Chekhov argues that poorly paid teachers and doctors cannot afford to think about serving ideals because their minds are consumed by daily concerns like bread, firewood, and bad roads.

How does the theme of nostalgia and lost happiness appear in the story?

Marya Vassilyevna's sudden, vivid memory of her childhood in Moscow -- the piano, her father's voice, the warm room -- represents a lost world of comfort and belonging that contrasts sharply with her present isolation.

What does the story say about the corrosive effect of routine on the human spirit?

Thirteen years of the same journey have made Marya Vassilyevna old, coarse, ugly, and angular, erasing her capacity for new experience. Her life has narrowed to school, road, town, and back again.

How does Chekhov use the muddy road as a literary device?

The terrible road functions as a metaphor for the grinding difficulty of rural Russian life, physically dragging down everyone -- peasant, schoolmistress, and landowner alike.

What is the effect of the story's circular structure?

The story begins and ends with the journey, mirroring the repetitive, cyclical nature of Marya Vassilyevna's life where nothing changes and she can imagine no future beyond the same route.

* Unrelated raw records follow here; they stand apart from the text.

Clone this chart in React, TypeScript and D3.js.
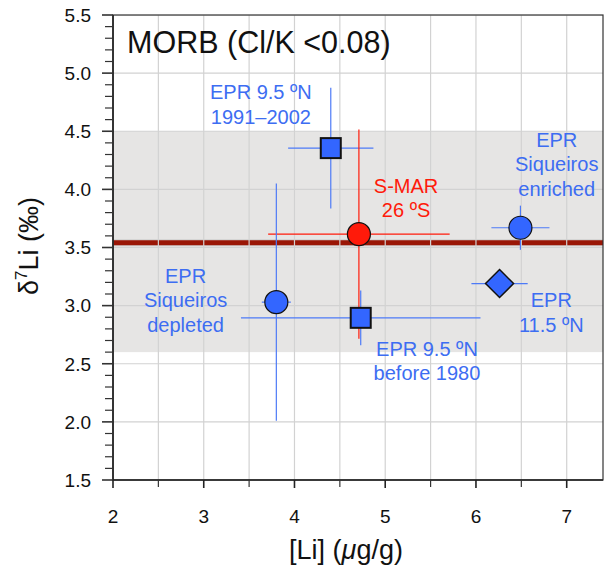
import React from "react";
import * as d3 from "d3";

// ---- Data ----
const sampleNames = [
  "EPR 9.5 ºN 1991–2002",
  "S-MAR 26 ºS",
  "EPR Siqueiros enriched",
  "EPR 11.5 ºN",
  "EPR 9.5 ºN before 1980",
  "EPR Siqueiros depleted",
];
const liValues = [4.4, 4.71, 6.49, 6.26, 4.73, 3.8];
const d7LiValues = [4.355, 3.615, 3.67, 3.19, 2.895, 3.03];
const liErrors = [0.47, 1.0, 0.32, 0.31, 1.32, 0.16];
const d7LiErrors = [0.52, 0.9, 0.19, 0, 0.235, 1.02];
const markerShapes = ["square", "circle", "circle", "diamond", "square", "circle"];
const sampleGroups = ["EPR", "MAR", "EPR", "EPR", "EPR", "EPR"];

const morbMean = 3.54;
const morbRange = [2.6, 4.5];

const xTicks = [2, 3, 4, 5, 6, 7];
const yTicks = [1.5, 2.0, 2.5, 3.0, 3.5, 4.0, 4.5, 5.0, 5.5];

// label lines and anchor (data units)
const labelLines = [
  ["EPR 9.5 ºN", "1991–2002"],
  ["S-MAR", "26 ºS"],
  ["EPR", "Siqueiros", "enriched"],
  ["EPR", "11.5 ºN"],
  ["EPR 9.5 ºN", "before 1980"],
  ["EPR", "Siqueiros", "depleted"],
];
const labelX = [3.63, 5.23, 6.89, 6.83, 5.46, 2.8];
const labelY = [4.777, 3.969, 4.367, 2.986, 2.567, 3.195];

const W = 604;
const H = 572;
const FONT = "'Liberation Sans', Arial, Helvetica, sans-serif";

export default function App() {
  const x = d3.scaleLinear().domain([2, 7.4]).range([113, 603]);
  const y = d3.scaleLinear().domain([1.5, 5.5]).range([480, 15]);

  const xGrid = d3.range(2, 7.5 + 1e-9, 0.5);
  const yGrid = d3.range(1.5, 5.5 + 1e-9, 0.5);
  const yMinor = d3.range(1.5, 5.5 + 1e-9, 0.1);
  const xMinor = d3.range(2.5, 7.5, 1);

  const blue = "#3366ff";
  const blueLine = "#4d7af7";
  const blueText = "#3d6df2";
  const red = "#ff1a0a";

  const color = (g: string) => (g === "MAR" ? red : blueLine);
  const fill = (g: string) => (g === "MAR" ? red : blue);
  const textColor = (g: string) => (g === "MAR" ? red : blueText);

  const x0 = x(2);
  const x1 = 603;
  const y0 = y(1.5);
  const y1 = y(5.5);

  return (
    <svg
      width={W}
      height={H}
      style={{ position: "absolute", left: 0, top: 0, display: "block", background: "#fff" }}
      fontFamily={FONT}
    >
      <defs>
        <clipPath id="plot">
          <rect x={x0} y={y1} width={x1 - x0} height={y0 - y1} />
        </clipPath>
      </defs>
      {/* shaded MORB range */}
      <rect
        x={x0}
        y={y(morbRange[1])}
        width={x1 - x0}
        height={y(morbRange[0]) - y(morbRange[1])}
        fill="#e6e5e4"
      />
      {/* MORB mean line */}
      <line x1={x0} x2={x1} y1={y(morbMean)} y2={y(morbMean)} stroke="#cfcfcf" strokeWidth={7} />
      <line x1={x0} x2={x1} y1={y(morbMean)} y2={y(morbMean)} stroke="#9a1606" strokeWidth={5} />
      {/* grid */}
      <g clipPath="url(#plot)">
        {xGrid.map((v) => (
          <line key={"gx" + v} x1={x(v)} x2={x(v)} y1={y1} y2={y0} stroke="#d2d2d2" strokeWidth={1.2} />
        ))}
        {yGrid.map((v) => (
          <line key={"gy" + v} x1={x0} x2={x1} y1={y(v)} y2={y(v)} stroke="#d2d2d2" strokeWidth={1.2} />
        ))}
      </g>

      {/* error bars */}
      <g clipPath="url(#plot)">
        {liValues.map((lv, i) => {
          const c = color(sampleGroups[i]);
          return (
            <g key={"e" + i}>
              <line
                x1={x(lv - liErrors[i])}
                x2={x(lv + liErrors[i])}
                y1={y(d7LiValues[i])}
                y2={y(d7LiValues[i])}
                stroke={c}
                strokeWidth={1.2}
              />
              {d7LiErrors[i] > 0 && (
                <line
                  x1={x(lv)}
                  x2={x(lv)}
                  y1={y(d7LiValues[i] - d7LiErrors[i])}
                  y2={y(d7LiValues[i] + d7LiErrors[i])}
                  stroke={c}
                  strokeWidth={1.2}
                />
              )}
            </g>
          );
        })}
      </g>

      {/* markers */}
      {liValues.map((lv, i) => {
        const cx = x(lv);
        const cy = y(d7LiValues[i]);
        const f = fill(sampleGroups[i]);
        const s = markerShapes[i];
        if (s === "circle")
          return <circle key={"m" + i} cx={cx} cy={cy} r={11.5} fill={f} stroke="#111" strokeWidth={1.2} />;
        if (s === "square")
          return (
            <rect key={"m" + i} x={cx - 10} y={cy - 10} width={20} height={20} fill={f} stroke="#111" strokeWidth={2} />
          );
        return (
          <path
            key={"m" + i}
            d={`M${cx},${cy - 14}L${cx + 14},${cy}L${cx},${cy + 14}L${cx - 14},${cy}Z`}
            fill={f}
            stroke="#111"
            strokeWidth={1.5}
          />
        );
      })}

      {/* sample labels */}
      {labelLines.map((lines, i) => (
        <text
          key={"l" + i}
          x={x(labelX[i])}
          y={y(labelY[i])}
          textAnchor="middle"
          fontSize={20}
          fill={textColor(sampleGroups[i])}
        >
          {lines.map((t, j) => (
            <tspan key={j} x={x(labelX[i])} dy={j === 0 ? 0 : 24.5}>
              {t}
            </tspan>
          ))}
        </text>
      ))}

      {/* frame */}
      <rect x={x0} y={y1} width={x1 - x0} height={y0 - y1} fill="none" stroke="#333" strokeWidth={1.2} />
      <line x1={x0} x2={x0} y1={y1} y2={y0} stroke="#222" strokeWidth={1.6} />
      <line x1={x0} x2={x1} y1={y0} y2={y0} stroke="#222" strokeWidth={1.6} />

      {/* y ticks */}
      {yMinor.map((v) => {
        const major = Math.abs(v * 2 - Math.round(v * 2)) < 1e-6;
        return (
          <line
            key={"yt" + v.toFixed(2)}
            x1={x0 - (major ? 11 : 8)}
            x2={x0}
            y1={y(v)}
            y2={y(v)}
            stroke="#333"
            strokeWidth={major ? 1.6 : 1.2}
          />
        );
      })}
      {yTicks.map((v) => (
        <text key={"yl" + v} x={91} y={y(v)} dy="0.36em" textAnchor="end" fontSize={19} fill="#111">
          {d3.format(".1f")(v)}
        </text>
      ))}

      {/* x ticks */}
      {xTicks.map((v) => (
        <line key={"xt" + v} x1={x(v)} x2={x(v)} y1={y0} y2={y0 + 8} stroke="#222" strokeWidth={1.6} />
      ))}
      {xMinor.map((v) => (
        <line key={"xm" + v} x1={x(v)} x2={x(v)} y1={y0} y2={y0 + 7} stroke="#333" strokeWidth={1.2} />
      ))}
      {xTicks.map((v) => (
        <text key={"xl" + v} x={x(v)} y={523} textAnchor="middle" fontSize={19} fill="#111">
          {d3.format("d")(v)}
        </text>
      ))}

      {/* title */}
      <text x={127} y={53} fontSize={30.5} fill="#111">
        MORB (Cl/K &lt;0.08)
      </text>

      {/* axis titles */}
      <text x={346} y={559} textAnchor="middle" fontSize={27} fill="#111">
        [Li] (<tspan fontStyle="italic">μ</tspan>g/g)
      </text>
      <text transform="translate(38,246) rotate(-90)" textAnchor="middle" fontSize={27} fill="#111">
        δ<tspan fontSize={17} dy={-11}>7</tspan>
        <tspan dy={11}>Li (‰)</tspan>
      </text>
    </svg>
  );
}
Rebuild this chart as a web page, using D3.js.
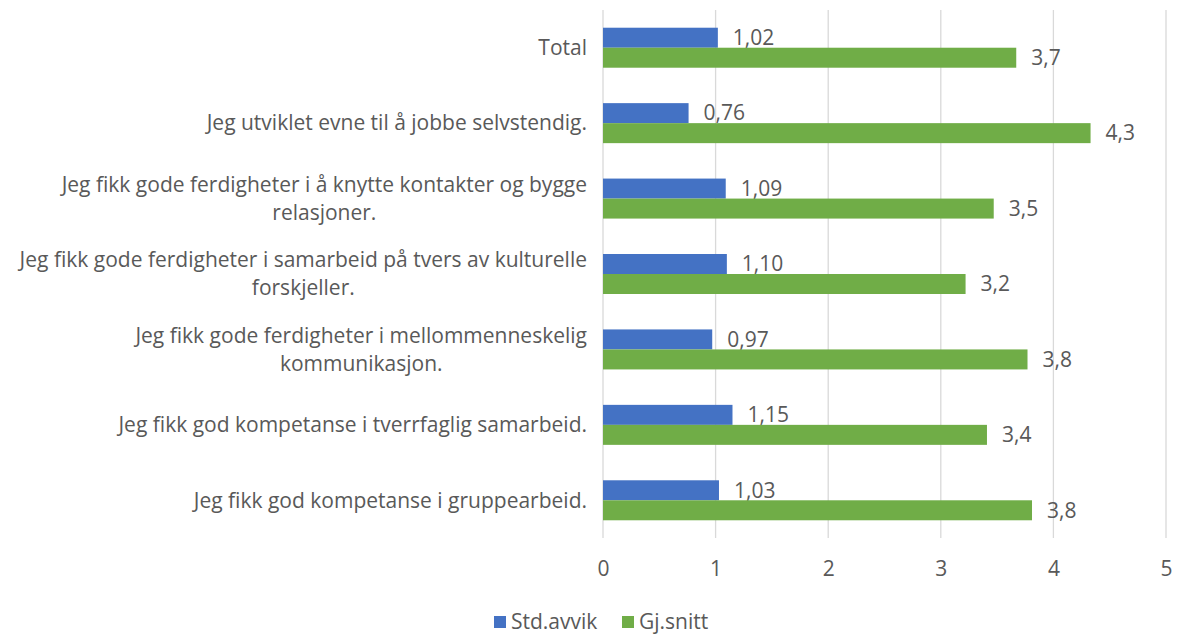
<!DOCTYPE html>
<html>
<head>
<meta charset="utf-8">
<script src="https://cdn.jsdelivr.net/npm/d3@7"></script>
<style>
  body { margin: 0; background: #fff; }
  text { font-family: "Open Sans", Lato, sans-serif; fill: #595959; }
</style>
</head>
<body>
<div id="chart"></div>
<script>
// categories, top to bottom, each split into lines as in the chart
const categories = [
  ['Total'],
  ['Jeg utviklet evne til å jobbe selvstendig.'],
  ['Jeg fikk gode ferdigheter i å knytte kontakter og bygge', 'relasjoner.'],
  ['Jeg fikk gode ferdigheter i samarbeid på tvers av kulturelle', 'forskjeller.'],
  ['Jeg fikk gode ferdigheter i mellommenneskelig', 'kommunikasjon.'],
  ['Jeg fikk god kompetanse i tverrfaglig samarbeid.'],
  ['Jeg fikk god kompetanse i gruppearbeid.']
];
// bar lengths; labels as printed
const stdAvvik = [1.02, 0.76, 1.09, 1.10, 0.97, 1.15, 1.03];
const gjSnitt = [3.67, 4.33, 3.47, 3.22, 3.77, 3.41, 3.81];
const stdLabels = ['1,02', '0,76', '1,09', '1,10', '0,97', '1,15', '1,03'];
const gjLabels = ['3,7', '4,3', '3,5', '3,2', '3,8', '3,4', '3,8'];
const xTicks = [0, 1, 2, 3, 4, 5];

const series = [
  { name: 'Std.avvik', values: stdAvvik, labels: stdLabels, color: '#4472C4' },
  { name: 'Gj.snitt', values: gjSnitt, labels: gjLabels, color: '#70AD47' }
];

const W = 1178, H = 634;
const margin = { left: 603, top: 10, right: 12, bottom: 96 };
const width = W - margin.left - margin.right;
const height = H - margin.top - margin.bottom;
const fontSize = '21px';

const svg = d3.select('#chart').append('svg')
  .attr('width', W)
  .attr('height', H);

const g = svg.append('g')
  .attr('transform', 'translate(' + margin.left + ',' + margin.top + ')');

const x = d3.scaleLinear().domain([0, 5]).range([0, width]);
const y = d3.scaleBand().domain(d3.range(categories.length)).range([0, height]);
const barH = 20;

// gridlines
g.selectAll('line.grid')
  .data(xTicks)
  .enter().append('line')
  .attr('class', 'grid')
  .attr('x1', d => x(d)).attr('x2', d => x(d))
  .attr('y1', 0).attr('y2', height)
  .attr('stroke', '#D9D9D9')
  .attr('stroke-width', 1.3);

// x axis tick labels
const xAxis = g.append('g')
  .attr('transform', 'translate(0,' + height + ')')
  .call(d3.axisBottom(x).tickValues(xTicks).tickSize(0).tickPadding(23).tickFormat(d3.format('d')));
xAxis.select('.domain').remove();
xAxis.selectAll('text')
  .style('font-family', '"Open Sans", Lato, sans-serif')
  .style('font-size', fontSize)
  .attr('fill', '#595959');

// bars
series.forEach((s, si) => {
  const top = i => y(i) + y.bandwidth() / 2 - barH + si * barH;
  g.selectAll('rect.s' + si)
    .data(s.values)
    .enter().append('rect')
    .attr('class', 's' + si)
    .attr('x', 0)
    .attr('y', (d, i) => top(i))
    .attr('width', d => x(d))
    .attr('height', barH)
    .attr('fill', s.color);

  g.selectAll('text.l' + si)
    .data(s.values)
    .enter().append('text')
    .attr('class', 'l' + si)
    .attr('x', d => x(d) + 15)
    .attr('y', (d, i) => top(i) + barH / 2)
    .attr('dy', '0.35em')
    .style('font-size', fontSize)
    .text((d, i) => s.labels[i]);
});

// category labels: lines centered on each other, block right-aligned
categories.forEach((lines, i) => {
  const lineH = 28;
  const cy = y(i) + y.bandwidth() / 2;
  const tmp = g.append('text').style('font-size', fontSize);
  const widths = lines.map(l => { tmp.text(l); return tmp.node().getComputedTextLength(); });
  tmp.remove();
  const maxW = d3.max(widths);
  const cx = -16 - maxW / 2;
  lines.forEach((l, j) => {
    g.append('text')
      .attr('x', cx)
      .attr('y', cy + (j - (lines.length - 1) / 2) * lineH)
      .attr('dy', '0.35em')
      .attr('text-anchor', 'middle')
      .style('font-size', fontSize)
      .text(l);
  });
});

// legend
const legend = svg.append('g').attr('transform', 'translate(494,616)');
const items = legend.selectAll('g')
  .data(series)
  .enter().append('g')
  .attr('transform', (d, i) => 'translate(' + (i * 128) + ',0)');
items.append('rect')
  .attr('width', 12).attr('height', 12)
  .attr('fill', d => d.color);
items.append('text')
  .attr('x', 17).attr('y', 6)
  .attr('dy', '0.35em')
  .style('font-size', fontSize)
  .text(d => d.name);
</script>
</body>
</html>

How does Chekhov use the passing train as a literary device?

The gleaming first-class train passing through Vyazovye represents the wider world of privilege and possibility that literally crosses Marya Vassilyevna's path but never stops for her.

What narrative technique does Chekhov use to reveal Marya Vassilyevna's inner life?

He uses free indirect discourse, blending the narrator's voice with Marya Vassilyevna's thoughts so readers experience her reflections, frustrations, and fantasies from within her perspective.

What does the word 'languid' mean as used to describe the spring woods?

Languid means having a relaxed, unhurried quality lacking in energy. Chekhov uses it to describe the gentle, drowsy warmth of the transparent spring woods.

What does the word 'Zemstvo' refer to in the story?

The Zemstvo was a system of local self-government in Imperial Russia that managed rural affairs including schools, roads, and public health.

What does 'deferential' mean in the context of Marya Vassilyevna's speech?

Deferential means showing respectful submission to someone of higher status. Marya Vassilyevna uses formal, deferential expressions when speaking to any official, reflecting her diminished self-worth.

What is revealed by the line: 'And it is beyond all understanding why God gives beauty, this graciousness, and sad, sweet eyes to weak, unlucky, useless people'?

This reflects Marya Vassilyevna's conflicted feelings about Hanov -- she finds him attractive but recognizes he is wasting his gifts, mirroring how she feels her own potential has been wasted.

What does the single word 'Mother!' reveal when Marya Vassilyevna cries it out at the railway crossing?

It reveals the depth of her suppressed grief and longing. Thirteen years of emotional numbness break open in one word as her childhood memories flood back with overwhelming vividness.

What is the significance of the line: 'It was a long, tedious, strange dream, and now she had awakened'?

In her moment of ecstasy, Marya Vassilyevna reimagines her entire schoolmistress life as merely a bad dream. The cruel irony is that this awakening itself is the fleeting dream, and harsh reality returns seconds later.